>> begin Data
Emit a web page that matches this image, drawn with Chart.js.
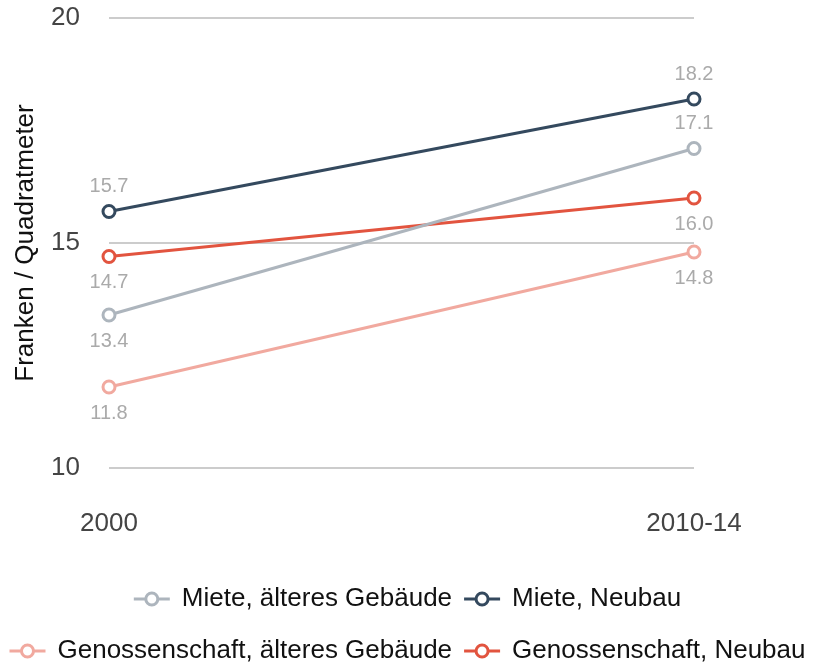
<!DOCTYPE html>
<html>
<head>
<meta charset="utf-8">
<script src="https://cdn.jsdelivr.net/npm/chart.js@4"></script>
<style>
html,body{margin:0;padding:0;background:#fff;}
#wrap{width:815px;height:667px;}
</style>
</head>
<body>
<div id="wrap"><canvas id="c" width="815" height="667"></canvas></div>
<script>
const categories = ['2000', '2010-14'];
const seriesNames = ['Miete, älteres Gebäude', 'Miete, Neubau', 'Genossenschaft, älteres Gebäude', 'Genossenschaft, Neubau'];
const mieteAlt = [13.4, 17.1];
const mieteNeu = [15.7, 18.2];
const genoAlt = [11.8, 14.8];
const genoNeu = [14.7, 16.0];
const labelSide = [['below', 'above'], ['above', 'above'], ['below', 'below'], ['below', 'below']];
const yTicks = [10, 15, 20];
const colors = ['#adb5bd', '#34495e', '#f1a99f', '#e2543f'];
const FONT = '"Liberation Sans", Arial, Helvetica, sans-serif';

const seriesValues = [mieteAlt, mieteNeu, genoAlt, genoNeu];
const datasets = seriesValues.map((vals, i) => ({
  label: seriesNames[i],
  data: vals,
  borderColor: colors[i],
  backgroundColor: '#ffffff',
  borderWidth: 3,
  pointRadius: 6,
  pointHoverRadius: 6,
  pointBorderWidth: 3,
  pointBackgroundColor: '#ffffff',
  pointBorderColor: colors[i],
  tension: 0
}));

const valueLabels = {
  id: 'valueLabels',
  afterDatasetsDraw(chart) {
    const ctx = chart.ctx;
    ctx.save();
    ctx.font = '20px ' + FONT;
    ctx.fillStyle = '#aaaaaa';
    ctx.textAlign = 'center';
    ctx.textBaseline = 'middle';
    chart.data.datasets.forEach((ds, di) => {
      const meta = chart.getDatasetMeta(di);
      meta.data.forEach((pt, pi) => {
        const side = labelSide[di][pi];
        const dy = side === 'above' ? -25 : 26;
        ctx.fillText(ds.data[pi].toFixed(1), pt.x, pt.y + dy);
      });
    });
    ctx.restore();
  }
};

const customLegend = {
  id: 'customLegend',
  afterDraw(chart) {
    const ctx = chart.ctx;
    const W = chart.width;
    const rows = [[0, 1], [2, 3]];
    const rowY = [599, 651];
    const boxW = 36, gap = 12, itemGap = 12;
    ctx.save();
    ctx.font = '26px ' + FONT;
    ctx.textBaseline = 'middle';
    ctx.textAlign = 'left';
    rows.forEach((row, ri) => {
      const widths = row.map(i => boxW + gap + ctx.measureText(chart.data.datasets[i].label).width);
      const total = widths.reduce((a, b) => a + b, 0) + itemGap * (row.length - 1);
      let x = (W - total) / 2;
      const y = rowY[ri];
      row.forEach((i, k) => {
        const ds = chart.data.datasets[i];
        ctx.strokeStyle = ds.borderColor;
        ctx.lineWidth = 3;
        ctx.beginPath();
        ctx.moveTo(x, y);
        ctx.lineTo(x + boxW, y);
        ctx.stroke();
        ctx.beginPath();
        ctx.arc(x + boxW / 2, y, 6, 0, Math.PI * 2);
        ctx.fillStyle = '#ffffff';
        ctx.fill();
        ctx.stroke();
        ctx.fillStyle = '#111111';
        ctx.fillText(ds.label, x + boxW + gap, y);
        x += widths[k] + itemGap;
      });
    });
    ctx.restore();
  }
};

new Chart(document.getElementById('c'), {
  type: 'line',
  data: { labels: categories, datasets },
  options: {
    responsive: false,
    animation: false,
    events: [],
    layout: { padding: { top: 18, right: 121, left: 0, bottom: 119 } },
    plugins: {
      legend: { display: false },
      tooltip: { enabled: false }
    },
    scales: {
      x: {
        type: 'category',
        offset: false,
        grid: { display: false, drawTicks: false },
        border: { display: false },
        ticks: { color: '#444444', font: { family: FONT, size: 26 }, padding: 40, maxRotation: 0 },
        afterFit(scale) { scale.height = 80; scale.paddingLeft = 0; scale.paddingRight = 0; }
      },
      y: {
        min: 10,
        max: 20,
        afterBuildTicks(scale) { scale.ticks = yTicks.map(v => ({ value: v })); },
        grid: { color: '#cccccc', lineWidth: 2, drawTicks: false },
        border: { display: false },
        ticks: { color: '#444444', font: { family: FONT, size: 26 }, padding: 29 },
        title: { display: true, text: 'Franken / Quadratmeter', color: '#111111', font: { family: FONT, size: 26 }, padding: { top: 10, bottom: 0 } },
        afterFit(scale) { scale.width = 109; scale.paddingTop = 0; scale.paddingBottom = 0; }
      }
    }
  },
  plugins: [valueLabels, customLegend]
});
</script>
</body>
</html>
>> end Data
Problem to work on:
Up to and including the line containing "Arial, Helvetica, sans-serif';", repeat every line from the start of the data, but none of the pictures.

The reply:
Emit a web page that matches this image, drawn with Chart.js.
<!DOCTYPE html>
<html>
<head>
<meta charset="utf-8">
<script src="https://cdn.jsdelivr.net/npm/chart.js@4"></script>
<style>
html,body{margin:0;padding:0;background:#fff;}
#wrap{width:815px;height:667px;}
</style>
</head>
<body>
<div id="wrap"><canvas id="c" width="815" height="667"></canvas></div>
<script>
const categories = ['2000', '2010-14'];
const seriesNames = ['Miete, älteres Gebäude', 'Miete, Neubau', 'Genossenschaft, älteres Gebäude', 'Genossenschaft, Neubau'];
const mieteAlt = [13.4, 17.1];
const mieteNeu = [15.7, 18.2];
const genoAlt = [11.8, 14.8];
const genoNeu = [14.7, 16.0];
const labelSide = [['below', 'above'], ['above', 'above'], ['below', 'below'], ['below', 'below']];
const yTicks = [10, 15, 20];
const colors = ['#adb5bd', '#34495e', '#f1a99f', '#e2543f'];
const FONT = '"Liberation Sans", Arial, Helvetica, sans-serif';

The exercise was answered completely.